Data listing ::
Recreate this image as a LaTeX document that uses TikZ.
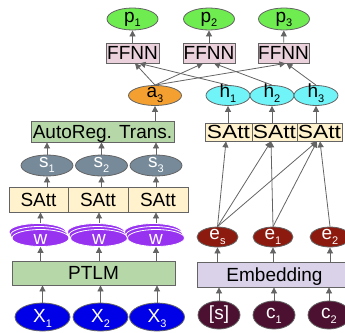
\documentclass[tikz,border=0pt]{standalone}
\usepackage{fontspec}
\setmainfont{Liberation Sans}
\usepackage{graphicx}
\usetikzlibrary{shapes.geometric,arrows.meta}

\definecolor{edgegray}{RGB}{100,100,100}
\definecolor{pgreen}{RGB}{110,236,80}
\definecolor{ffpink}{RGB}{234,209,220}
\definecolor{aorange}{RGB}{244,160,48}
\definecolor{hcyan}{RGB}{112,244,248}
\definecolor{sattcream}{RGB}{255,242,204}
\definecolor{tgreen}{RGB}{182,215,168}
\definecolor{sgray}{RGB}{118,138,154}
\definecolor{wpurple}{RGB}{150,50,240}
\definecolor{emblav}{RGB}{217,210,233}
\definecolor{ered}{RGB}{140,26,14}
\definecolor{xblue}{RGB}{0,0,232}
\definecolor{cmaroon}{RGB}{76,17,48}

\newcommand{\lo}[1]{\raisebox{-5pt}{\fontsize{11}{11}\selectfont #1}}
\newcommand{\wide}[1]{\scalebox{1.2}[1]{#1}}

\tikzset{
  every node/.style={font=\fontsize{19}{22}\selectfont, inner sep=0pt, line width=0.8pt},
  box/.style={rectangle, draw=edgegray, text height=13.5pt, text depth=0pt},
  tok/.style={ellipse, draw=edgegray, text height=4pt, text depth=0pt},
  wtok/.style={ellipse, draw=white, fill=wpurple, text=white,
               minimum width=57pt, minimum height=14pt, text height=12pt, text depth=0pt},
  arr/.style={draw=edgegray, line width=0.8pt, -{Triangle[length=6pt,width=6pt]}}
}

\begin{document}
\begin{tikzpicture}[x=1pt,y=-1pt]
    \useasboundingbox (0,0) rectangle (345,332);
    \clip (0,0) rectangle (345,332);

    % outputs
    \node[tok, fill=pgreen, minimum width=51pt, minimum height=22pt, text height=6pt] (p1) at (132.5,19) {p\lo{1}};
    \node[tok, fill=pgreen, minimum width=51pt, minimum height=22pt, text height=6pt] (p2) at (209,19) {p\lo{2}};
    \node[tok, fill=pgreen, minimum width=51pt, minimum height=22pt, text height=6pt] (p3) at (284,19) {p\lo{3}};
    \node[box, fill=ffpink, minimum width=53pt, minimum height=20pt] (ff1) at (132.5,53) {FFNN};
    \node[box, fill=ffpink, minimum width=52pt, minimum height=20pt] (ff2) at (209,53) {FFNN};
    \node[box, fill=ffpink, minimum width=51pt, minimum height=20pt] (ff3) at (283.5,53) {FFNN};

    % left branch
    \node[tok, fill=aorange, minimum width=53pt, minimum height=20pt] (a3) at (155,95.5) {a\lo{3}};
    \node[box, fill=tgreen, minimum width=143pt, minimum height=21pt] (art) at (102.5,131.5) {AutoReg. Trans.};
    \node[tok, fill=sgray, text=white, minimum width=52pt, minimum height=21pt] (s1) at (47,165.5) {s\lo{1}};
    \node[tok, fill=sgray, text=white, minimum width=52pt, minimum height=21pt] (s2) at (101.5,165.5) {s\lo{2}};
    \node[tok, fill=sgray, text=white, minimum width=52pt, minimum height=21pt] (s3) at (156,165.5) {s\lo{3}};
    \node[box, fill=sattcream, minimum width=59pt, minimum height=25pt] (sl1) at (38.5,199.5) {SAtt};
    \node[box, fill=sattcream, minimum width=60pt, minimum height=25pt] (sl2) at (98,199.5) {SAtt};
    \node[box, fill=sattcream, minimum width=60pt, minimum height=25pt] (sl3) at (158,199.5) {SAtt};

    \node[wtok] (w1b) at (37.5,232) {};
    \node[wtok] (w1m) at (39,235) {};
    \node[wtok] (w1) at (40.5,238) {w};
    \node[wtok] (w2b) at (96,232) {};
    \node[wtok] (w2m) at (97.5,235) {};
    \node[wtok] (w2) at (99,238) {w};
    \node[wtok] (w3b) at (153,232) {};
    \node[wtok] (w3m) at (154.5,235) {};
    \node[wtok] (w3) at (156,238) {w};

    \node[box, fill=tgreen, minimum width=163pt, minimum height=24pt] (ptlm) at (93.5,273) {PTLM};
    \node[tok, fill=xblue, text=white, minimum width=55pt, minimum height=28pt, text height=10pt] (x1) at (42.5,317) {X\lo{1}};
    \node[tok, fill=xblue, text=white, minimum width=55pt, minimum height=28pt, text height=10pt] (x2) at (100.5,317) {X\lo{2}};
    \node[tok, fill=xblue, text=white, minimum width=55pt, minimum height=28pt, text height=10pt] (x3) at (157,317) {X\lo{3}};

    % right branch
    \node[tok, fill=hcyan, minimum width=44pt, minimum height=20pt] (h1) at (228,95.5) {h\lo{1}};
    \node[tok, fill=hcyan, minimum width=44pt, minimum height=20pt] (h2) at (272,95.5) {h\lo{2}};
    \node[tok, fill=hcyan, minimum width=44pt, minimum height=20pt] (h3) at (316,95.5) {h\lo{3}};
    \node[box, fill=sattcream, minimum width=47pt, minimum height=18pt] (sr1) at (228.5,132) {\wide{SAtt}};
    \node[box, fill=sattcream, minimum width=45pt, minimum height=18pt] (sr2) at (274.5,132) {\wide{SAtt}};
    \node[box, fill=sattcream, minimum width=45pt, minimum height=18pt] (sr3) at (319.5,132) {\wide{SAtt}};
    \node[tok, fill=ered, text=white, minimum width=41pt, minimum height=20pt] (es) at (217.5,237) {e\lo{s}};
    \node[tok, fill=ered, text=white, minimum width=40pt, minimum height=20pt] (e1) at (273,237) {e\lo{1}};
    \node[tok, fill=ered, text=white, minimum width=40pt, minimum height=20pt] (e2) at (330,237) {e\lo{2}};
    \node[box, fill=emblav, minimum width=155pt, minimum height=25pt] (emb) at (274.5,274.5) {Embedding};
    \node[tok, fill=cmaroon, text=white, minimum width=42pt, minimum height=28pt, text height=9pt] (sb) at (219,315) {[s]};
    \node[tok, fill=cmaroon, text=white, minimum width=42pt, minimum height=28pt, text height=6pt] (c1) at (274,315) {c\lo{1}};
    \node[tok, fill=cmaroon, text=white, minimum width=42pt, minimum height=28pt, text height=6pt] (c2) at (329,315) {c\lo{2}};

    % arrows, left
    \draw[arr] (x1) -- (x1 |- ptlm.south);
    \draw[arr] (x2) -- (x2 |- ptlm.south);
    \draw[arr] (x3) -- (x3 |- ptlm.south);
    \draw[arr] (w1 |- ptlm.north) -- (w1);
    \draw[arr] (w2 |- ptlm.north) -- (w2);
    \draw[arr] (w3 |- ptlm.north) -- (w3);
    \draw[arr] (w1 |- w1b.north) -- (w1 |- sl1.south);
    \draw[arr] (w2 |- w2b.north) -- (w2 |- sl2.south);
    \draw[arr] (w3 |- w3b.north) -- (w3 |- sl3.south);
    \draw[arr] (s1 |- sl1.north) -- (s1);
    \draw[arr] (s2 |- sl2.north) -- (s2);
    \draw[arr] (s3 |- sl3.north) -- (s3);
    \draw[arr] (s1) -- (s1 |- art.south);
    \draw[arr] (s2) -- (s2 |- art.south);
    \draw[arr] (s3) -- (s3 |- art.south);
    \draw[arr] (a3 |- art.north) -- (a3);

    % arrows, right
    \draw[arr] (sb) -- (sb |- emb.south);
    \draw[arr] (c1) -- (c1 |- emb.south);
    \draw[arr] (c2) -- (c2 |- emb.south);
    \draw[arr] (es |- emb.north) -- (es);
    \draw[arr] (e1 |- emb.north) -- (e1);
    \draw[arr] (e2 |- emb.north) -- (e2);
    \draw[arr] (es.north) -- ([xshift=-2.5pt]sr1.south);
    \draw[arr] (es.north) -- ([xshift=-3.5pt]sr2.south);
    \draw[arr] (es.north) -- ([xshift=-2.5pt]sr3.south);
    \draw[arr] (e1.north) -- ([xshift=-3.5pt]sr2.south);
    \draw[arr] (e1.north) -- ([xshift=-2.5pt]sr3.south);
    \draw[arr] (e2.north) -- ([xshift=0.5pt]sr3.south);
    \draw[arr] (h1 |- sr1.north) -- (h1);
    \draw[arr] (h2 |- sr2.north) -- (h2);
    \draw[arr] (h3 |- sr3.north) -- (h3);

    % arrows, top
    \draw[arr] (a3.north) -- ([xshift=2.5pt]ff1.south);
    \draw[arr] (a3.north) -- ([xshift=-6pt]ff2.south);
    \draw[arr] (a3.north) -- ([xshift=2pt]ff3.south);
    \draw[arr] (h1.north) -- ([xshift=7pt]ff1.south);
    \draw[arr] (h2.north) -- ([xshift=5pt]ff2.south);
    \draw[arr] (h3.north) -- ([xshift=3pt]ff3.south);
    \draw[arr] (ff1) -- (p1);
    \draw[arr] (ff2) -- (p2);
    \draw[arr] (ff3) -- (p3);
\end{tikzpicture}
\end{document}
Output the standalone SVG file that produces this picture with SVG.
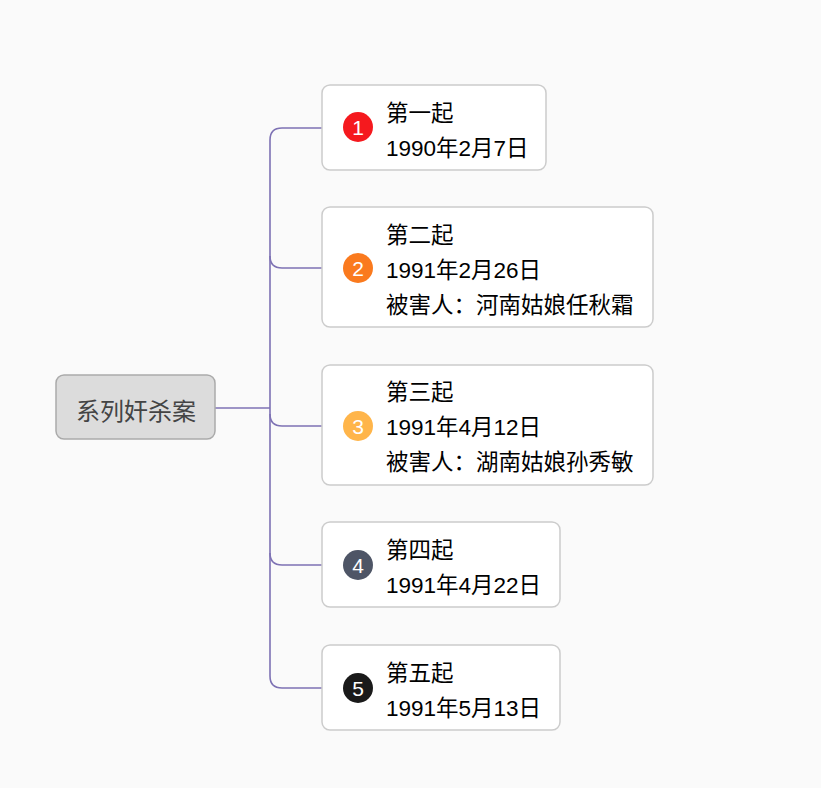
<svg xmlns="http://www.w3.org/2000/svg" width="821" height="788" viewBox="0 0 821 788">
<style>
.bg{fill:#fafafa}
.node{fill:#ffffff;stroke:#cccccc;stroke-width:1.5}
.root{fill:#dcdcdc;stroke:#aaaaaa;stroke-width:1.5}
.t{font-family:"Liberation Sans","Noto Sans CJK SC",sans-serif;font-size:22.5px;fill:#000000}
.rt{font-family:"Liberation Sans","Noto Sans CJK SC",sans-serif;font-size:24px;fill:#444444}
.num{font-family:"Liberation Sans","Noto Sans CJK SC",sans-serif;font-size:21px;fill:#ffffff;text-anchor:middle}
.conn{fill:none;stroke:#7e72b4;stroke-width:1.6}
</style>
<rect class="bg" x="0" y="0" width="821" height="788"/>
<g id="connectors">
<path class="conn" d="M215,408 H270"/>
<path class="conn" d="M322,128 H282 Q270,128 270,140 V676 Q270,688 282,688 H322"/>
<path class="conn" d="M270,256 Q270,268 282,268 H322"/>
<path class="conn" d="M270,414 Q270,426 282,426 H322"/>
<path class="conn" d="M270,553 Q270,565 282,565 H322"/>
</g>
<g id="root">
<rect class="root" x="56" y="375" width="159" height="64" rx="8"/>
<text class="rt" x="136" y="420" text-anchor="middle">系列奸杀案</text>
</g>
<g id="node1">
<rect class="node" x="322" y="85" width="224" height="85" rx="8"/>
<circle cx="358" cy="127" r="15" fill="#f5191e"/>
<text class="num" x="358" y="134.5">1</text>
<text class="t" x="386" y="121">第一起</text>
<text class="t" x="386" y="156">1990年2月7日</text>
</g>
<g id="node2">
<rect class="node" x="322" y="207" width="331" height="120" rx="8"/>
<circle cx="358" cy="268" r="15" fill="#fa7a1e"/>
<text class="num" x="358" y="275.5">2</text>
<text class="t" x="386" y="243">第二起</text>
<text class="t" x="386" y="278">1991年2月26日</text>
<text class="t" x="386" y="313">被害人：河南姑娘任秋霜</text>
</g>
<g id="node3">
<rect class="node" x="322" y="365" width="331" height="120" rx="8"/>
<circle cx="358" cy="426" r="15" fill="#ffb54a"/>
<text class="num" x="358" y="433.5">3</text>
<text class="t" x="386" y="400">第三起</text>
<text class="t" x="386" y="435">1991年4月12日</text>
<text class="t" x="386" y="470">被害人：湖南姑娘孙秀敏</text>
</g>
<g id="node4">
<rect class="node" x="322" y="522" width="238" height="85" rx="8"/>
<circle cx="358" cy="565" r="15" fill="#4e5566"/>
<text class="num" x="358" y="572.5">4</text>
<text class="t" x="386" y="558">第四起</text>
<text class="t" x="386" y="593">1991年4月22日</text>
</g>
<g id="node5">
<rect class="node" x="322" y="645" width="238" height="85" rx="8"/>
<circle cx="358" cy="688" r="15" fill="#1a1a1a"/>
<text class="num" x="358" y="695.5">5</text>
<text class="t" x="386" y="681">第五起</text>
<text class="t" x="386" y="716">1991年5月13日</text>
</g>
</svg>
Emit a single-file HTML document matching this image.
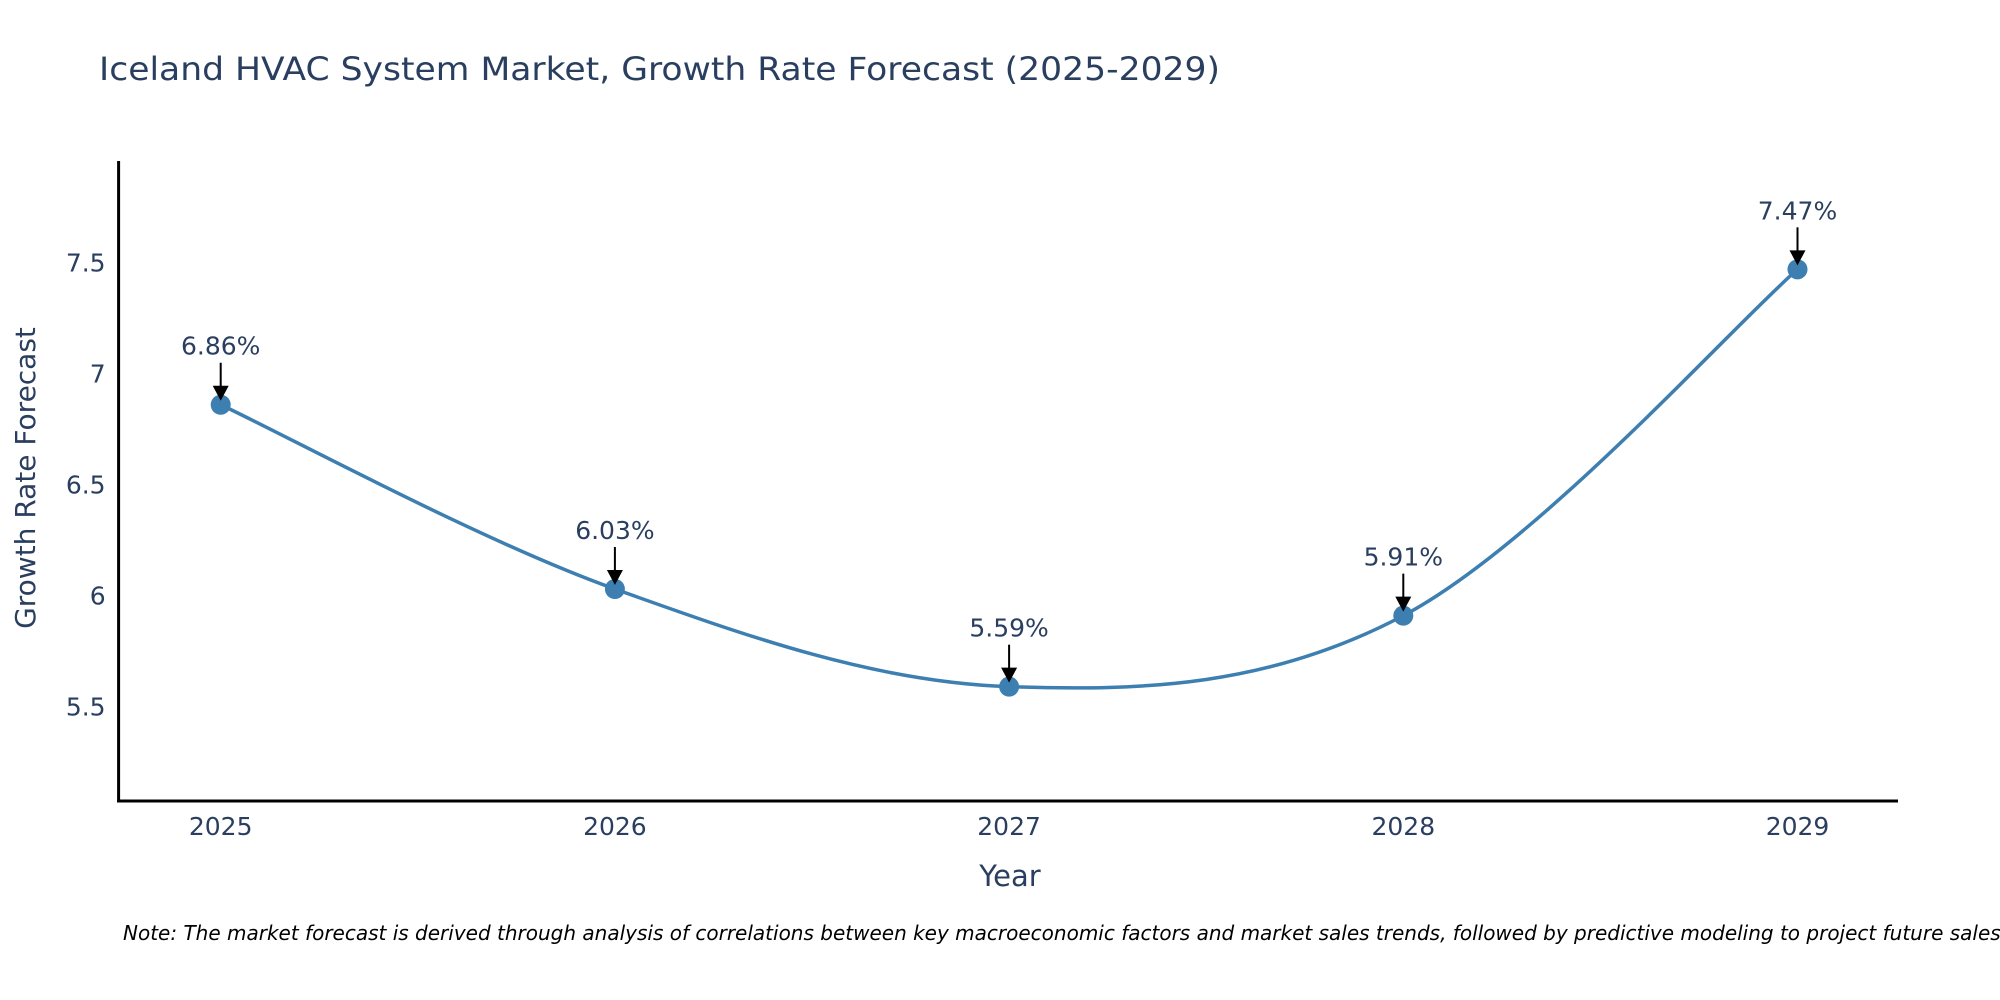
<!DOCTYPE html>
<html><head><meta charset="utf-8"><style>
html,body{margin:0;padding:0;background:#fff;}
svg{display:block;font-family:"DejaVu Sans","Liberation Sans",sans-serif;}
</style></head><body>
<svg id="chart" width="2000" height="1000" viewBox="0 0 2000 1000">
<rect width="2000" height="1000" fill="#fff"/>
<text x="99" y="80" font-size="32" fill="#2a3f5f" textLength="1121" lengthAdjust="spacingAndGlyphs">Iceland HVAC System Market, Growth Rate Forecast (2025-2029)</text>
<g id="plot"></g>
<text x="1010" y="886" font-size="29" fill="#2a3f5f" text-anchor="middle">Year</text>
<text transform="translate(35,478) rotate(-90)" font-size="28" fill="#2a3f5f" text-anchor="middle">Growth Rate Forecast</text>
<text x="123" y="940" font-size="20" font-style="italic" fill="#000">Note: The market forecast is derived through analysis of correlations between key macroeconomic factors and market sales trends, followed by predictive modeling to project future sales.</text>
</svg>
<script>
const years = [2025, 2026, 2027, 2028, 2029];
const rates = [6.86, 6.03, 5.59, 5.91, 7.47];
const yTicks = [5.5, 6, 6.5, 7, 7.5];
const yTickLabels = ["5.5", "6", "6.5", "7", "7.5"];

const NS = "http://www.w3.org/2000/svg";
const g = document.getElementById('plot');
const L = 118.6, R = 1898, T = 161, B = 801;
const yMin = 5.075, yMax = 7.958;
const xFirst = 220.7, xStep = 394.2;
function xs(i){ return xFirst + i * xStep; }
function ys(v){ return B - (v - yMin) / (yMax - yMin) * (B - T); }
function mk(tag, attrs){ const e = document.createElementNS(NS, tag); for (const k in attrs) e.setAttribute(k, attrs[k]); g.appendChild(e); return e; }

let ax = mk('line', {x1:L, y1:T, x2:L, y2:B+1.5, stroke:'#000', 'stroke-width':3});


ax = mk('line', {x1:L-1.5, y1:B, x2:R, y2:B, stroke:'#000', 'stroke-width':3});



yTicks.forEach((v, i) => {
  const t = mk('text', {x:L-13, y:ys(v)+9, 'font-size':25, fill:'#2a3f5f', 'text-anchor':'end'});
  t.textContent = yTickLabels[i];
  
  
});
years.forEach((yr, i) => {
  const t = mk('text', {x:xs(i), y:835, 'font-size':25, fill:'#2a3f5f', 'text-anchor':'middle'});
  t.textContent = String(yr);
  
  
});

const pts = rates.map((v, i) => [xs(i), ys(v)]);
let d = `M${pts[0][0]},${pts[0][1]}`;
const s = 0.17;
for (let i = 0; i < pts.length - 1; i++) {
  const p0 = pts[Math.max(0, i-1)], p1 = pts[i], p2 = pts[i+1], p3 = pts[Math.min(pts.length-1, i+2)];
  const c1 = [p1[0] + (p2[0]-p0[0])*s, p1[1] + (p2[1]-p0[1])*s];
  const c2 = [p2[0] - (p3[0]-p1[0])*s, p2[1] - (p3[1]-p1[1])*s];
  d += ` C${c1[0]},${c1[1]} ${c2[0]},${c2[1]} ${p2[0]},${p2[1]}`;
}
const line = mk('path', {d:d, fill:'none', stroke:'#3d7fb1', 'stroke-width':3.5});



pts.forEach((p, i) => {
  const c = mk('circle', {cx:p[0], cy:p[1], r:10, fill:'#3d7fb1'});
  
  
  const a = mk('line', {x1:p[0], y1:p[1]-42, x2:p[0], y2:p[1]-18, stroke:'#000', 'stroke-width':2});
  
  
  const h = mk('path', {d:`M${p[0]-8},${p[1]-19} L${p[0]+8},${p[1]-19} L${p[0]},${p[1]-4} Z`, fill:'#000'});
  
  
  const t = mk('text', {x:p[0], y:p[1]-50, 'font-size':25, fill:'#2a3f5f', 'text-anchor':'middle'});
  t.textContent = rates[i].toFixed(2) + '%';
  
  
});
</script>
</body></html>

Instructions for the task ::
Output the records above as they stand, from the first line to the line with "width=51pt, minimum height=20pt]", inclusive, and exclude the pictures.

Right answer ::
Recreate this image as a LaTeX document that uses TikZ.
\documentclass[tikz,border=0pt]{standalone}
\usepackage{fontspec}
\setmainfont{Liberation Sans}
\usepackage{graphicx}
\usetikzlibrary{shapes.geometric,arrows.meta}

\definecolor{edgegray}{RGB}{100,100,100}
\definecolor{pgreen}{RGB}{110,236,80}
\definecolor{ffpink}{RGB}{234,209,220}
\definecolor{aorange}{RGB}{244,160,48}
\definecolor{hcyan}{RGB}{112,244,248}
\definecolor{sattcream}{RGB}{255,242,204}
\definecolor{tgreen}{RGB}{182,215,168}
\definecolor{sgray}{RGB}{118,138,154}
\definecolor{wpurple}{RGB}{150,50,240}
\definecolor{emblav}{RGB}{217,210,233}
\definecolor{ered}{RGB}{140,26,14}
\definecolor{xblue}{RGB}{0,0,232}
\definecolor{cmaroon}{RGB}{76,17,48}

\newcommand{\lo}[1]{\raisebox{-5pt}{\fontsize{11}{11}\selectfont #1}}
\newcommand{\wide}[1]{\scalebox{1.2}[1]{#1}}

\tikzset{
  every node/.style={font=\fontsize{19}{22}\selectfont, inner sep=0pt, line width=0.8pt},
  box/.style={rectangle, draw=edgegray, text height=13.5pt, text depth=0pt},
  tok/.style={ellipse, draw=edgegray, text height=4pt, text depth=0pt},
  wtok/.style={ellipse, draw=white, fill=wpurple, text=white,
               minimum width=57pt, minimum height=14pt, text height=12pt, text depth=0pt},
  arr/.style={draw=edgegray, line width=0.8pt, -{Triangle[length=6pt,width=6pt]}}
}

\begin{document}
\begin{tikzpicture}[x=1pt,y=-1pt]
    \useasboundingbox (0,0) rectangle (345,332);
    \clip (0,0) rectangle (345,332);

    % outputs
    \node[tok, fill=pgreen, minimum width=51pt, minimum height=22pt, text height=6pt] (p1) at (132.5,19) {p\lo{1}};
    \node[tok, fill=pgreen, minimum width=51pt, minimum height=22pt, text height=6pt] (p2) at (209,19) {p\lo{2}};
    \node[tok, fill=pgreen, minimum width=51pt, minimum height=22pt, text height=6pt] (p3) at (284,19) {p\lo{3}};
    \node[box, fill=ffpink, minimum width=53pt, minimum height=20pt] (ff1) at (132.5,53) {FFNN};
    \node[box, fill=ffpink, minimum width=52pt, minimum height=20pt] (ff2) at (209,53) {FFNN};
    \node[box, fill=ffpink, minimum width=51pt, minimum height=20pt] (ff3) at (283.5,53) {FFNN};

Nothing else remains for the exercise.